>> start Extracted data

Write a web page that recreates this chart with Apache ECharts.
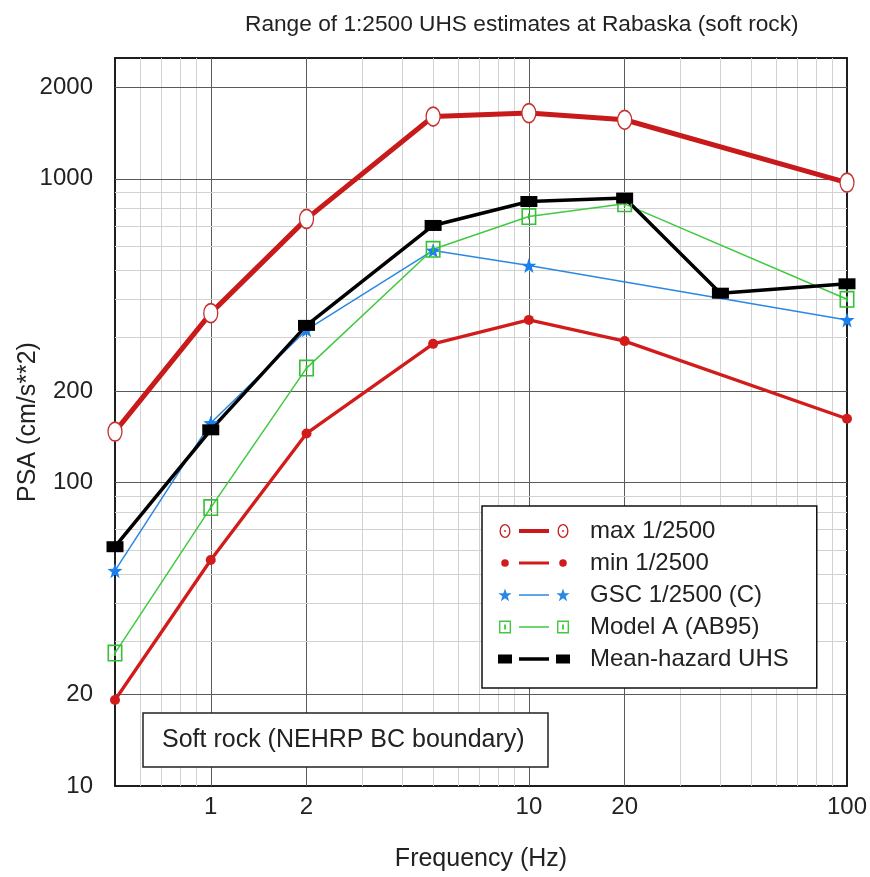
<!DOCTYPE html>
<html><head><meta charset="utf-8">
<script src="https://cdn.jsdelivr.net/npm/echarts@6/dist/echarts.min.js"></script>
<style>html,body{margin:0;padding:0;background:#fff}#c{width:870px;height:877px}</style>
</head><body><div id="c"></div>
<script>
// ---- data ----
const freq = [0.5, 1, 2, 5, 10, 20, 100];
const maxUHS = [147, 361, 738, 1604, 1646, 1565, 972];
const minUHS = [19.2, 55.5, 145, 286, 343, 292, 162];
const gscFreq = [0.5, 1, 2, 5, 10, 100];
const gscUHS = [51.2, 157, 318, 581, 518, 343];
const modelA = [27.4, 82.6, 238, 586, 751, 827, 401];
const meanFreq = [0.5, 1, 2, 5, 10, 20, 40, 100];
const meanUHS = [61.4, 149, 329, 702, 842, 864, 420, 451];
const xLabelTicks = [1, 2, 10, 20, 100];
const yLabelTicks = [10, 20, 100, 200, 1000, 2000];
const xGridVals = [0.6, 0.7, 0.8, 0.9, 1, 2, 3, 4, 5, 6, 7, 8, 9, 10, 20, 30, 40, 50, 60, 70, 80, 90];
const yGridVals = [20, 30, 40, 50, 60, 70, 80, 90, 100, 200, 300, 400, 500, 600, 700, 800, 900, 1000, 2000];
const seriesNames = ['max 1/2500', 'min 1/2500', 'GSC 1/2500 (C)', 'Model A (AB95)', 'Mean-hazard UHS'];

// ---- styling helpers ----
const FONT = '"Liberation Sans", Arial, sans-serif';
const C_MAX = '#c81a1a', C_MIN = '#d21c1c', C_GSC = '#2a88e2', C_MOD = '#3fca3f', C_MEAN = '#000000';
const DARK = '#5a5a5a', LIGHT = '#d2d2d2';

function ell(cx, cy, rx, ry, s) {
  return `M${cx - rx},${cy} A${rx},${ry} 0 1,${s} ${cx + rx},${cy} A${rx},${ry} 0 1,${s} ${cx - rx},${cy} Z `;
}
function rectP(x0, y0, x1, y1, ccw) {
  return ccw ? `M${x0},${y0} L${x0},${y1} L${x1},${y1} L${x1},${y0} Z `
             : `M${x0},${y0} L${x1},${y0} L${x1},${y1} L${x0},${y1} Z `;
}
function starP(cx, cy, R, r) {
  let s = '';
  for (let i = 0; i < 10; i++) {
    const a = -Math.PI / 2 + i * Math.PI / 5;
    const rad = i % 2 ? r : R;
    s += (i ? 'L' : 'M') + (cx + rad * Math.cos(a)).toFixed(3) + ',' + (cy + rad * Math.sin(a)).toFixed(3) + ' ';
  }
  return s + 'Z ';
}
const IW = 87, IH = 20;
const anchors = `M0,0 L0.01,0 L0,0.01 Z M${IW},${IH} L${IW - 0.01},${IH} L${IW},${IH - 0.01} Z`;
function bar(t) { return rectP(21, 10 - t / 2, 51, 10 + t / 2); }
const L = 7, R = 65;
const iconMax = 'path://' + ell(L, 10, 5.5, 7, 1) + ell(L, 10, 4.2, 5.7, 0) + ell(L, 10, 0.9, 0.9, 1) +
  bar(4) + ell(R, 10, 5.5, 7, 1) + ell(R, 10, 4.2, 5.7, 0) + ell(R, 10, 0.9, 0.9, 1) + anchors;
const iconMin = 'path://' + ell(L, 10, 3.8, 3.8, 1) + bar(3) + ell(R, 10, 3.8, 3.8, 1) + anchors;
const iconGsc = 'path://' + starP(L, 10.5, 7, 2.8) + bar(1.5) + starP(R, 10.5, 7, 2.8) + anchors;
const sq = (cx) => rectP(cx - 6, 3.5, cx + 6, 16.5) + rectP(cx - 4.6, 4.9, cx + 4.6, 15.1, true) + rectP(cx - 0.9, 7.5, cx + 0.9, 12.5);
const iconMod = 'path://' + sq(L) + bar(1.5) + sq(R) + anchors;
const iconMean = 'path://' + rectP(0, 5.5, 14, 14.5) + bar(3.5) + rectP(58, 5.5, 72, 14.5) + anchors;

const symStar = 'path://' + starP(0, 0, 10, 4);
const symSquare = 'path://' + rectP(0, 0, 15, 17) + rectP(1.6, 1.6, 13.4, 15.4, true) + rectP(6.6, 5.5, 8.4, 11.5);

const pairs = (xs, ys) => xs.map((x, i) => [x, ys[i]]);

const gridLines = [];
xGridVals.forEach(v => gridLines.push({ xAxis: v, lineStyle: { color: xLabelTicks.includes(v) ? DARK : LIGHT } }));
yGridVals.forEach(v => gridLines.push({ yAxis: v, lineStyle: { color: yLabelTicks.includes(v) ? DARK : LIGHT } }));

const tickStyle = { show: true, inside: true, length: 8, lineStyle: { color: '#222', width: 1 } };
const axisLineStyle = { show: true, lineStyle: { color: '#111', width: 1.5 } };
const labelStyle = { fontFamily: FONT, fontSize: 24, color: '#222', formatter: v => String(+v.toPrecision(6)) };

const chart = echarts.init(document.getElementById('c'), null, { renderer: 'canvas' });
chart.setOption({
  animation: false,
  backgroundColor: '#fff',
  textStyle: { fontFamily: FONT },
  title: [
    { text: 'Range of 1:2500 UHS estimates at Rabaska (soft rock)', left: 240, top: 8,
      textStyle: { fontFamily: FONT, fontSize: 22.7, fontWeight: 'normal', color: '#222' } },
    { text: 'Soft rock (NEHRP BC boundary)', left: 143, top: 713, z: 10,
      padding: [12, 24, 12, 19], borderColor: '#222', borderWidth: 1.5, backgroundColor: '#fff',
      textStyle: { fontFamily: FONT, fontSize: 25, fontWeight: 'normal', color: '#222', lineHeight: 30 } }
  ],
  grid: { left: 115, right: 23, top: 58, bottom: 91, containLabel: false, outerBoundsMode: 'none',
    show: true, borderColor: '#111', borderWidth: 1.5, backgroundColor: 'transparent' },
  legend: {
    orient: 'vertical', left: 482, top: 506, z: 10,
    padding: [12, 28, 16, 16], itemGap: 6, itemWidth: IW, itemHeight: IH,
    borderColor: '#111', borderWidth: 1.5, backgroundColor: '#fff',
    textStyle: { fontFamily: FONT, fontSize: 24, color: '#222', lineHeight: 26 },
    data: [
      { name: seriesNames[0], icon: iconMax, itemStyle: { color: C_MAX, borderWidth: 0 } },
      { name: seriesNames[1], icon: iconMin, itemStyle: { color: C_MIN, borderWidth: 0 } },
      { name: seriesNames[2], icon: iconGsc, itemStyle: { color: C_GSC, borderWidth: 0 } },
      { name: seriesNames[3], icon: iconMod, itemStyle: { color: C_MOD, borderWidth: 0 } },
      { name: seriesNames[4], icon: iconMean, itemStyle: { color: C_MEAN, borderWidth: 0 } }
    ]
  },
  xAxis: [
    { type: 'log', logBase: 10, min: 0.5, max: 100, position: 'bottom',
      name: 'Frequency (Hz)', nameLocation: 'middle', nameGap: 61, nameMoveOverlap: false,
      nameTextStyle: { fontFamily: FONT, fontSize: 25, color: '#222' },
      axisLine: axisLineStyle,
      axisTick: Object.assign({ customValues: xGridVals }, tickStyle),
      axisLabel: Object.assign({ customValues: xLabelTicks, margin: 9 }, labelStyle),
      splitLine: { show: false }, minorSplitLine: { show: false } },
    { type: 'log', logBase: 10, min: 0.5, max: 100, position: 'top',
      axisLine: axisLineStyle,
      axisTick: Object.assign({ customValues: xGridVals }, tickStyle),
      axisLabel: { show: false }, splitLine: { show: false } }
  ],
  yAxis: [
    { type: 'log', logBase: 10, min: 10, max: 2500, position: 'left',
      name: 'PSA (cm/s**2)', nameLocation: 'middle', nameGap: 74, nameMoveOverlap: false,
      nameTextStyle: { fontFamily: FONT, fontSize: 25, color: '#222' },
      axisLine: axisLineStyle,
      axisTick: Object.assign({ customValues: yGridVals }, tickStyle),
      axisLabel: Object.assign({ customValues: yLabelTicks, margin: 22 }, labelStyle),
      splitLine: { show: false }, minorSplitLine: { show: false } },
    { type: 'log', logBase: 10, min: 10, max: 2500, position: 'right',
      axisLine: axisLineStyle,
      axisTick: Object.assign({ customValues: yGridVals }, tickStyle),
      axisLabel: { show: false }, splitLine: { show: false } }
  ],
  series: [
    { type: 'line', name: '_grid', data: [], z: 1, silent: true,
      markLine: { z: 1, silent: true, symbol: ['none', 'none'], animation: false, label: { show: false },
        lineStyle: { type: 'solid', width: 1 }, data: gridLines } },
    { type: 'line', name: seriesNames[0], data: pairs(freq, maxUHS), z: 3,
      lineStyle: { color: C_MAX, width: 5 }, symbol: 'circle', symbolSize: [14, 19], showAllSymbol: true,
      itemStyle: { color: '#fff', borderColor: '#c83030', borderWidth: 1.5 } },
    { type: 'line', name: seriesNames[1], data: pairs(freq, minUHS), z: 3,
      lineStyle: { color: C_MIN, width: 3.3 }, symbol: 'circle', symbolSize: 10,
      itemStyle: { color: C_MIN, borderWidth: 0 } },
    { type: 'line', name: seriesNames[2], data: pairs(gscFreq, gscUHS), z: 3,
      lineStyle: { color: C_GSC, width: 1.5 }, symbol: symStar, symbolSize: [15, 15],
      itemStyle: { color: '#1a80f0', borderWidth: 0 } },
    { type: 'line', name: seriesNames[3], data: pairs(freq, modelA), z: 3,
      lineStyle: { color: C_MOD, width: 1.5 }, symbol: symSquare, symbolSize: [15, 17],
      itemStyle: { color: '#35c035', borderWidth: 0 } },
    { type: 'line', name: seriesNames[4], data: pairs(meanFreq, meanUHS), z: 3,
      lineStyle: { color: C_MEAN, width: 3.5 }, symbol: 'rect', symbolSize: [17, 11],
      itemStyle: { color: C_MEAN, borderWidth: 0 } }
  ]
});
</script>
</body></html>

>> end Extracted data
>> start Extracted data

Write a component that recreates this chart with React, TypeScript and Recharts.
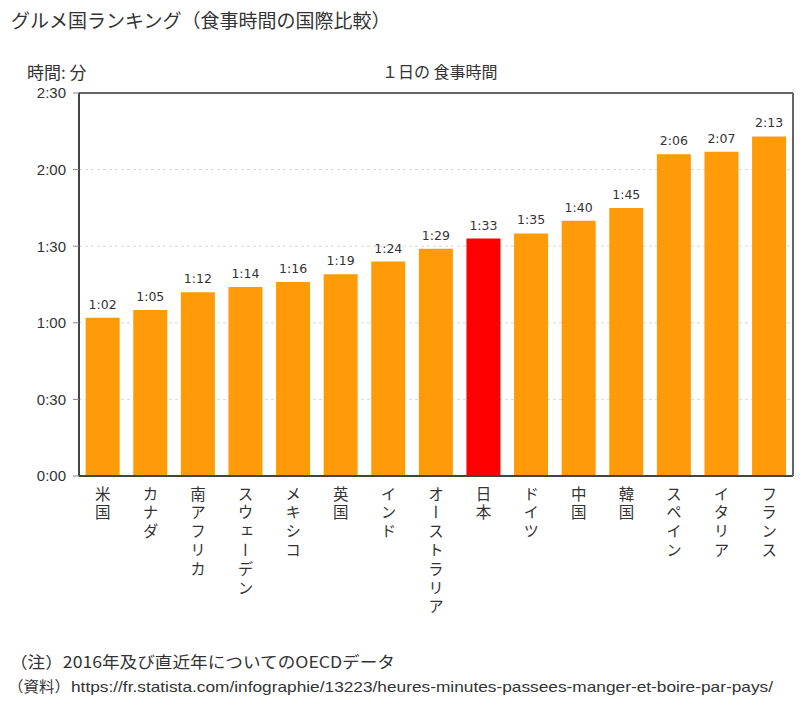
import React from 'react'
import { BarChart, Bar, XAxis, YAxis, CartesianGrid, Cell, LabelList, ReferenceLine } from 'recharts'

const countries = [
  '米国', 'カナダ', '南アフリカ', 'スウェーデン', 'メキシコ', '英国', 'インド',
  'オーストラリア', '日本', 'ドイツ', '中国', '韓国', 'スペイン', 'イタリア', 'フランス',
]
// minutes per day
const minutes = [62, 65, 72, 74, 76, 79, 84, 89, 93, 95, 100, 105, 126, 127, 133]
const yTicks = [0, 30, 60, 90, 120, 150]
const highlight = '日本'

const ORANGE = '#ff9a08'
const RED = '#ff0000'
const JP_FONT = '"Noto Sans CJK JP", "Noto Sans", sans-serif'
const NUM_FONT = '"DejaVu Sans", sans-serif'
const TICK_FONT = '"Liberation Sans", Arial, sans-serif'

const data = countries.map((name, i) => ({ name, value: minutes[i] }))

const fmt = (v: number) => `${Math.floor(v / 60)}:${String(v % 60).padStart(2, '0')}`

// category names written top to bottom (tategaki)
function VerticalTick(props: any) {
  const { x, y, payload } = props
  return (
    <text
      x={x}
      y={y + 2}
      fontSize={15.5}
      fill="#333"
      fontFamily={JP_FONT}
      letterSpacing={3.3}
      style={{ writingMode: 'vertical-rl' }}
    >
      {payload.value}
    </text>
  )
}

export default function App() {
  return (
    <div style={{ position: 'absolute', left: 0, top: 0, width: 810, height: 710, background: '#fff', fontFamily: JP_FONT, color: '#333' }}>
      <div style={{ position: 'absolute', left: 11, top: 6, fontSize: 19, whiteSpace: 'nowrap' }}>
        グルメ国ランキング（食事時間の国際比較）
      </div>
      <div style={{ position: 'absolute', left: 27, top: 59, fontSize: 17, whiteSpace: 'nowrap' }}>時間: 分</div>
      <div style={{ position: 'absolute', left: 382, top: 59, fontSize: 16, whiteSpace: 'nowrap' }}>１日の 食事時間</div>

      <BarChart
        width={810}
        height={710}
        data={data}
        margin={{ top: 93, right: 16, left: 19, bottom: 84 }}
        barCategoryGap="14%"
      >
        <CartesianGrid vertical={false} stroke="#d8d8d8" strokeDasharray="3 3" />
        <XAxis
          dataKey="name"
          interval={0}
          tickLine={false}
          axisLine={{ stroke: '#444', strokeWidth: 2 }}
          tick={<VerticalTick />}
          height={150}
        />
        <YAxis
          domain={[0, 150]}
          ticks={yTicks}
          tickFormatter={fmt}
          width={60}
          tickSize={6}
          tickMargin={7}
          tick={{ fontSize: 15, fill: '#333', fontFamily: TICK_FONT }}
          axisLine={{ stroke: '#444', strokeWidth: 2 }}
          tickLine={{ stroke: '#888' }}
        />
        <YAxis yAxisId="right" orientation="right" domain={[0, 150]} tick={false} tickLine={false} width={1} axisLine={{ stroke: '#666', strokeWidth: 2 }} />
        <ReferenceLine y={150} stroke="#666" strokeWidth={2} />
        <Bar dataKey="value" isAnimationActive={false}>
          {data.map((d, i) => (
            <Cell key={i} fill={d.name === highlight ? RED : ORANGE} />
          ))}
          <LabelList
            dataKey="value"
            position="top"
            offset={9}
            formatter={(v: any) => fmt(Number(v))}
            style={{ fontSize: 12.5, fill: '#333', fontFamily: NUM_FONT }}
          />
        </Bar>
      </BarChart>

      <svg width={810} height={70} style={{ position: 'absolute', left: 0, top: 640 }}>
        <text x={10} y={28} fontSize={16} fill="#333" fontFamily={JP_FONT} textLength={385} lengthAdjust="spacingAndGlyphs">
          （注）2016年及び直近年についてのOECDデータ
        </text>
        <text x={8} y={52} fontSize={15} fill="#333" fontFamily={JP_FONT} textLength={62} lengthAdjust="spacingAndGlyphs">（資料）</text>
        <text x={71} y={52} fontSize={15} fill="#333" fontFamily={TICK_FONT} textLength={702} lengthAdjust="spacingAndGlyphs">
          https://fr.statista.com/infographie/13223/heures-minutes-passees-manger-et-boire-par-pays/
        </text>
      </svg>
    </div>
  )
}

>> end Extracted data

# [Short problem]
Both the line containing "Write a web" and the line containing "const DARK = '#5a5a5a', LIGHT = '#d2d2d2';" belong in the copy, along with every line between them. Reproduce that stretch exactly, without the pictures.

# [Solution to the problem]
Write a web page that recreates this chart with Apache ECharts.
<!DOCTYPE html>
<html><head><meta charset="utf-8">
<script src="https://cdn.jsdelivr.net/npm/echarts@6/dist/echarts.min.js"></script>
<style>html,body{margin:0;padding:0;background:#fff}#c{width:870px;height:877px}</style>
</head><body><div id="c"></div>
<script>
// ---- data ----
const freq = [0.5, 1, 2, 5, 10, 20, 100];
const maxUHS = [147, 361, 738, 1604, 1646, 1565, 972];
const minUHS = [19.2, 55.5, 145, 286, 343, 292, 162];
const gscFreq = [0.5, 1, 2, 5, 10, 100];
const gscUHS = [51.2, 157, 318, 581, 518, 343];
const modelA = [27.4, 82.6, 238, 586, 751, 827, 401];
const meanFreq = [0.5, 1, 2, 5, 10, 20, 40, 100];
const meanUHS = [61.4, 149, 329, 702, 842, 864, 420, 451];
const xLabelTicks = [1, 2, 10, 20, 100];
const yLabelTicks = [10, 20, 100, 200, 1000, 2000];
const xGridVals = [0.6, 0.7, 0.8, 0.9, 1, 2, 3, 4, 5, 6, 7, 8, 9, 10, 20, 30, 40, 50, 60, 70, 80, 90];
const yGridVals = [20, 30, 40, 50, 60, 70, 80, 90, 100, 200, 300, 400, 500, 600, 700, 800, 900, 1000, 2000];
const seriesNames = ['max 1/2500', 'min 1/2500', 'GSC 1/2500 (C)', 'Model A (AB95)', 'Mean-hazard UHS'];

// ---- styling helpers ----
const FONT = '"Liberation Sans", Arial, sans-serif';
const C_MAX = '#c81a1a', C_MIN = '#d21c1c', C_GSC = '#2a88e2', C_MOD = '#3fca3f', C_MEAN = '#000000';
const DARK = '#5a5a5a', LIGHT = '#d2d2d2';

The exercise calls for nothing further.